THE PROBLEM → Without the pictures, return each record as it appears.

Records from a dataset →
"""

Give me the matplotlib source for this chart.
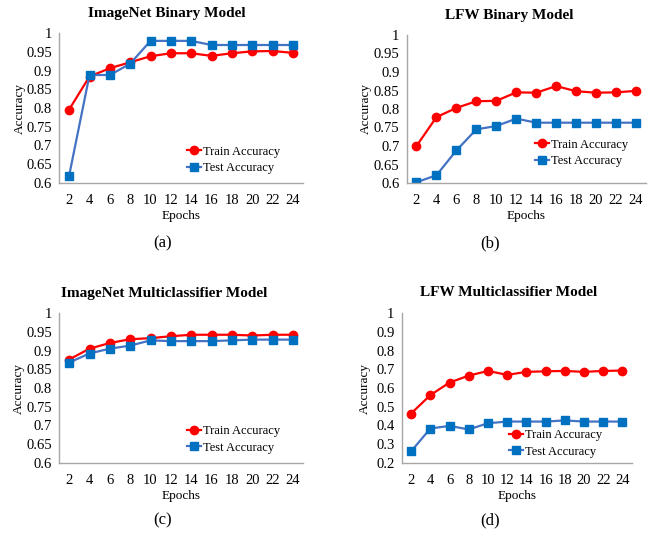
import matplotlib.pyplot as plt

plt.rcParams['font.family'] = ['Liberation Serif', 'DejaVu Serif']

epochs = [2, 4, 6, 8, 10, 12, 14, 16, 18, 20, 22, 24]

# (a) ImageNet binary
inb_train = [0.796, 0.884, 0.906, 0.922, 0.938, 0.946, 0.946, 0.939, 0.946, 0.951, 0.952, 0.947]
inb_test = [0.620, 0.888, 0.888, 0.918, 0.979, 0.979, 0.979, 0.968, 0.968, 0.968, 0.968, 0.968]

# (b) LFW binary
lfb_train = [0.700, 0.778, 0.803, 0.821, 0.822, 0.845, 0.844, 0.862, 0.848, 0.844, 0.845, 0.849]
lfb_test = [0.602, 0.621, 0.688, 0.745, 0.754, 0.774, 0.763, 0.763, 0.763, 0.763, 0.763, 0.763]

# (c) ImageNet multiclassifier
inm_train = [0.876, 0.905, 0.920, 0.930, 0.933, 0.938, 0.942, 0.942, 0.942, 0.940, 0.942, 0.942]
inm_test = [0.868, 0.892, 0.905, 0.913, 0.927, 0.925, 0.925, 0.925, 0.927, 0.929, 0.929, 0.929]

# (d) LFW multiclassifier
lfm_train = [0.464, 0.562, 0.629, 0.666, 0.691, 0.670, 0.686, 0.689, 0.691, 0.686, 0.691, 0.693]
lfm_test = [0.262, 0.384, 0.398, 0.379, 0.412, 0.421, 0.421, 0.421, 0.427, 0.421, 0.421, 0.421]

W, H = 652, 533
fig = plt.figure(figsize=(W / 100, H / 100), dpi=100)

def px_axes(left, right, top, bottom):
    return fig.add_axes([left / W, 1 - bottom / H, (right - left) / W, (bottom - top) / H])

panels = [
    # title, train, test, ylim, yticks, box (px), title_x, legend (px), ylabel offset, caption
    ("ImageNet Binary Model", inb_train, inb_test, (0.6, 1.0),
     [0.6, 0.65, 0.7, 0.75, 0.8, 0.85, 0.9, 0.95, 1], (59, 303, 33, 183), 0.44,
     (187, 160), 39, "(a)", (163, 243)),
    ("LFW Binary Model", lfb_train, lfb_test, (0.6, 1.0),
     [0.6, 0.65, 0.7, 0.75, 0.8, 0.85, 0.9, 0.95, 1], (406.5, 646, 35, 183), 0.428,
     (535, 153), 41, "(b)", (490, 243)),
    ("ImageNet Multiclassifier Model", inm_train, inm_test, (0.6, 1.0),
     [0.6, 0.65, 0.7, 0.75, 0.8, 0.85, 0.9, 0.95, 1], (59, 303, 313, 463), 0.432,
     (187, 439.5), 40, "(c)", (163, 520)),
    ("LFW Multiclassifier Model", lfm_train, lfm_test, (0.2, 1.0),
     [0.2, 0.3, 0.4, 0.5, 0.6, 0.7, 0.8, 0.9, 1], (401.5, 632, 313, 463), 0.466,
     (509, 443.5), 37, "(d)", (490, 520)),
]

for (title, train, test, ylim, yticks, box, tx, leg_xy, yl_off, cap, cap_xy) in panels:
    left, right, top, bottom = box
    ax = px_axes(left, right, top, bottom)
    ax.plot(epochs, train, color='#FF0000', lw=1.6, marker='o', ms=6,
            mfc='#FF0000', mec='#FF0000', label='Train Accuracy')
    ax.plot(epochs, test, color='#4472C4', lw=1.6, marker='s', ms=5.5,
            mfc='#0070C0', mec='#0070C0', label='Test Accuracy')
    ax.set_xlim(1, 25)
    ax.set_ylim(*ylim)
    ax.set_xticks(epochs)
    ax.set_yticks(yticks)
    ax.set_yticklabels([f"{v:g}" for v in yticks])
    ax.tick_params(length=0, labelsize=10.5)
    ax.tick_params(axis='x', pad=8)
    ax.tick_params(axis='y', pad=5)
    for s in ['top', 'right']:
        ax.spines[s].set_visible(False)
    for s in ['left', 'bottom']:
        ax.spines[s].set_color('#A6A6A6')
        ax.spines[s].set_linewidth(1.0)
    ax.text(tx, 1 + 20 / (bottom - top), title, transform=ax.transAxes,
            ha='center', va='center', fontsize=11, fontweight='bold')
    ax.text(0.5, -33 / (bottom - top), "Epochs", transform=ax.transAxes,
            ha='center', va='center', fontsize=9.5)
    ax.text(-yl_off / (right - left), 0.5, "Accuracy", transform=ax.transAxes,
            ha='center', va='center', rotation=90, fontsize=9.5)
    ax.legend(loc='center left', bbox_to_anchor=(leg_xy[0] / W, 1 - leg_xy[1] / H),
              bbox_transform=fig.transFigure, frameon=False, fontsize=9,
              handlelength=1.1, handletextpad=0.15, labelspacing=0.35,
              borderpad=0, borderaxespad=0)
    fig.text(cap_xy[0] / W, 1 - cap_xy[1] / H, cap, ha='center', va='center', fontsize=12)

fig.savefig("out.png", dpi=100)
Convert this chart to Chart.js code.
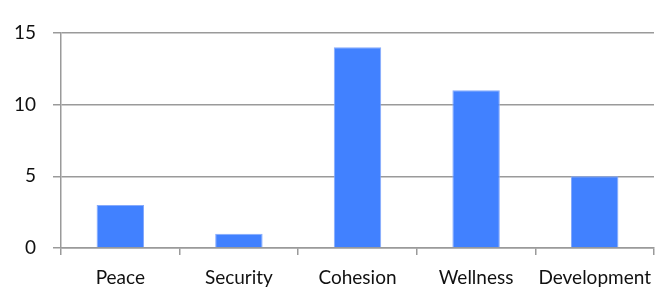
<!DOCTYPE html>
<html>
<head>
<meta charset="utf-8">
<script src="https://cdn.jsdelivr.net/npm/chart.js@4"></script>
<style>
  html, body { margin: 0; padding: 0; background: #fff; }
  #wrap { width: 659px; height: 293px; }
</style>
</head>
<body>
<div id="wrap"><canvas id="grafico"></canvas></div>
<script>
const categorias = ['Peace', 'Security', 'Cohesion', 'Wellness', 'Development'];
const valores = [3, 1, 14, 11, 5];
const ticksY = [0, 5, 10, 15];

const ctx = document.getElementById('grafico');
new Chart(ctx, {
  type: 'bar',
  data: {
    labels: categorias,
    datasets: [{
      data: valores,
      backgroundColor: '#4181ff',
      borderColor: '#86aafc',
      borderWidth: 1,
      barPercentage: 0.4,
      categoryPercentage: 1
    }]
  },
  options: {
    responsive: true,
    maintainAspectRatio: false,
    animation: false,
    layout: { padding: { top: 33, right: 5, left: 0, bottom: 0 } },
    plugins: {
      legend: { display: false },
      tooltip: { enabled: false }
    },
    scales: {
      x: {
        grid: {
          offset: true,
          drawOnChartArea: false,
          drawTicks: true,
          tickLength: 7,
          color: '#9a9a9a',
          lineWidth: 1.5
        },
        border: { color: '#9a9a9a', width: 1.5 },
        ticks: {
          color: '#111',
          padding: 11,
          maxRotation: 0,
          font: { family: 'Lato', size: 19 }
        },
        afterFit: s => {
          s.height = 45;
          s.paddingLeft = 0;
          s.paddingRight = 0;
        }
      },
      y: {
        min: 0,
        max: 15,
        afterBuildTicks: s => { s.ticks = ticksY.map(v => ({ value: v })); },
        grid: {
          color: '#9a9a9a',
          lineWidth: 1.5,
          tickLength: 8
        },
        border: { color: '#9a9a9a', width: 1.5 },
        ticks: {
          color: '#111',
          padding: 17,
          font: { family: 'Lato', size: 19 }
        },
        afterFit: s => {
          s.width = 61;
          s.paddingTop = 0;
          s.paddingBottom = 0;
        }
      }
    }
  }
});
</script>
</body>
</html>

"""

SOLVED PROBLEM →
Give me the matplotlib source for this chart.
import matplotlib.pyplot as plt

plt.rcParams['font.family'] = ['Liberation Serif', 'DejaVu Serif']

epochs = [2, 4, 6, 8, 10, 12, 14, 16, 18, 20, 22, 24]

# (a) ImageNet binary
inb_train = [0.796, 0.884, 0.906, 0.922, 0.938, 0.946, 0.946, 0.939, 0.946, 0.951, 0.952, 0.947]
inb_test = [0.620, 0.888, 0.888, 0.918, 0.979, 0.979, 0.979, 0.968, 0.968, 0.968, 0.968, 0.968]

# (b) LFW binary
lfb_train = [0.700, 0.778, 0.803, 0.821, 0.822, 0.845, 0.844, 0.862, 0.848, 0.844, 0.845, 0.849]
lfb_test = [0.602, 0.621, 0.688, 0.745, 0.754, 0.774, 0.763, 0.763, 0.763, 0.763, 0.763, 0.763]

# (c) ImageNet multiclassifier
inm_train = [0.876, 0.905, 0.920, 0.930, 0.933, 0.938, 0.942, 0.942, 0.942, 0.940, 0.942, 0.942]
inm_test = [0.868, 0.892, 0.905, 0.913, 0.927, 0.925, 0.925, 0.925, 0.927, 0.929, 0.929, 0.929]

# (d) LFW multiclassifier
lfm_train = [0.464, 0.562, 0.629, 0.666, 0.691, 0.670, 0.686, 0.689, 0.691, 0.686, 0.691, 0.693]
lfm_test = [0.262, 0.384, 0.398, 0.379, 0.412, 0.421, 0.421, 0.421, 0.427, 0.421, 0.421, 0.421]

W, H = 652, 533
fig = plt.figure(figsize=(W / 100, H / 100), dpi=100)

def px_axes(left, right, top, bottom):
    return fig.add_axes([left / W, 1 - bottom / H, (right - left) / W, (bottom - top) / H])

panels = [
    # title, train, test, ylim, yticks, box (px), title_x, legend (px), ylabel offset, caption
    ("ImageNet Binary Model", inb_train, inb_test, (0.6, 1.0),
     [0.6, 0.65, 0.7, 0.75, 0.8, 0.85, 0.9, 0.95, 1], (59, 303, 33, 183), 0.44,
     (187, 160), 39, "(a)", (163, 243)),
    ("LFW Binary Model", lfb_train, lfb_test, (0.6, 1.0),
     [0.6, 0.65, 0.7, 0.75, 0.8, 0.85, 0.9, 0.95, 1], (406.5, 646, 35, 183), 0.428,
     (535, 153), 41, "(b)", (490, 243)),
    ("ImageNet Multiclassifier Model", inm_train, inm_test, (0.6, 1.0),
     [0.6, 0.65, 0.7, 0.75, 0.8, 0.85, 0.9, 0.95, 1], (59, 303, 313, 463), 0.432,
     (187, 439.5), 40, "(c)", (163, 520)),
    ("LFW Multiclassifier Model", lfm_train, lfm_test, (0.2, 1.0),
     [0.2, 0.3, 0.4, 0.5, 0.6, 0.7, 0.8, 0.9, 1], (401.5, 632, 313, 463), 0.466,
     (509, 443.5), 37, "(d)", (490, 520)),
]

for (title, train, test, ylim, yticks, box, tx, leg_xy, yl_off, cap, cap_xy) in panels:
    left, right, top, bottom = box
    ax = px_axes(left, right, top, bottom)
    ax.plot(epochs, train, color='#FF0000', lw=1.6, marker='o', ms=6,
            mfc='#FF0000', mec='#FF0000', label='Train Accuracy')
    ax.plot(epochs, test, color='#4472C4', lw=1.6, marker='s', ms=5.5,
            mfc='#0070C0', mec='#0070C0', label='Test Accuracy')
    ax.set_xlim(1, 25)
    ax.set_ylim(*ylim)
    ax.set_xticks(epochs)
    ax.set_yticks(yticks)
    ax.set_yticklabels([f"{v:g}" for v in yticks])
    ax.tick_params(length=0, labelsize=10.5)
    ax.tick_params(axis='x', pad=8)
    ax.tick_params(axis='y', pad=5)
    for s in ['top', 'right']:
        ax.spines[s].set_visible(False)
    for s in ['left', 'bottom']:
        ax.spines[s].set_color('#A6A6A6')
        ax.spines[s].set_linewidth(1.0)
    ax.text(tx, 1 + 20 / (bottom - top), title, transform=ax.transAxes,
            ha='center', va='center', fontsize=11, fontweight='bold')
    ax.text(0.5, -33 / (bottom - top), "Epochs", transform=ax.transAxes,
            ha='center', va='center', fontsize=9.5)
    ax.text(-yl_off / (right - left), 0.5, "Accuracy", transform=ax.transAxes,
            ha='center', va='center', rotation=90, fontsize=9.5)
    ax.legend(loc='center left', bbox_to_anchor=(leg_xy[0] / W, 1 - leg_xy[1] / H),
              bbox_transform=fig.transFigure, frameon=False, fontsize=9,
              handlelength=1.1, handletextpad=0.15, labelspacing=0.35,
              borderpad=0, borderaxespad=0)
    fig.text(cap_xy[0] / W, 1 - cap_xy[1] / H, cap, ha='center', va='center', fontsize=12)

fig.savefig("out.png", dpi=100)
Convert this chart to Chart.js code.
<!DOCTYPE html>
<html>
<head>
<meta charset="utf-8">
<script src="https://cdn.jsdelivr.net/npm/chart.js@4"></script>
<style>
  html, body { margin: 0; padding: 0; background: #fff; }
  #wrap { width: 659px; height: 293px; }
</style>
</head>
<body>
<div id="wrap"><canvas id="grafico"></canvas></div>
<script>
const categorias = ['Peace', 'Security', 'Cohesion', 'Wellness', 'Development'];
const valores = [3, 1, 14, 11, 5];
const ticksY = [0, 5, 10, 15];

const ctx = document.getElementById('grafico');
new Chart(ctx, {
  type: 'bar',
  data: {
    labels: categorias,
    datasets: [{
      data: valores,
      backgroundColor: '#4181ff',
      borderColor: '#86aafc',
      borderWidth: 1,
      barPercentage: 0.4,
      categoryPercentage: 1
    }]
  },
  options: {
    responsive: true,
    maintainAspectRatio: false,
    animation: false,
    layout: { padding: { top: 33, right: 5, left: 0, bottom: 0 } },
    plugins: {
      legend: { display: false },
      tooltip: { enabled: false }
    },
    scales: {
      x: {
        grid: {
          offset: true,
          drawOnChartArea: false,
          drawTicks: true,
          tickLength: 7,
          color: '#9a9a9a',
          lineWidth: 1.5
        },
        border: { color: '#9a9a9a', width: 1.5 },
        ticks: {
          color: '#111',
          padding: 11,
          maxRotation: 0,
          font: { family: 'Lato', size: 19 }
        },
        afterFit: s => {
          s.height = 45;
          s.paddingLeft = 0;
          s.paddingRight = 0;
        }
      },
      y: {
        min: 0,
        max: 15,
        afterBuildTicks: s => { s.ticks = ticksY.map(v => ({ value: v })); },
        grid: {
          color: '#9a9a9a',
          lineWidth: 1.5,
          tickLength: 8
        },
        border: { color: '#9a9a9a', width: 1.5 },
        ticks: {
          color: '#111',
          padding: 17,
          font: { family: 'Lato', size: 19 }
        },
        afterFit: s => {
          s.width = 61;
          s.paddingTop = 0;
          s.paddingBottom = 0;
        }
      }
    }
  }
});
</script>
</body>
</html>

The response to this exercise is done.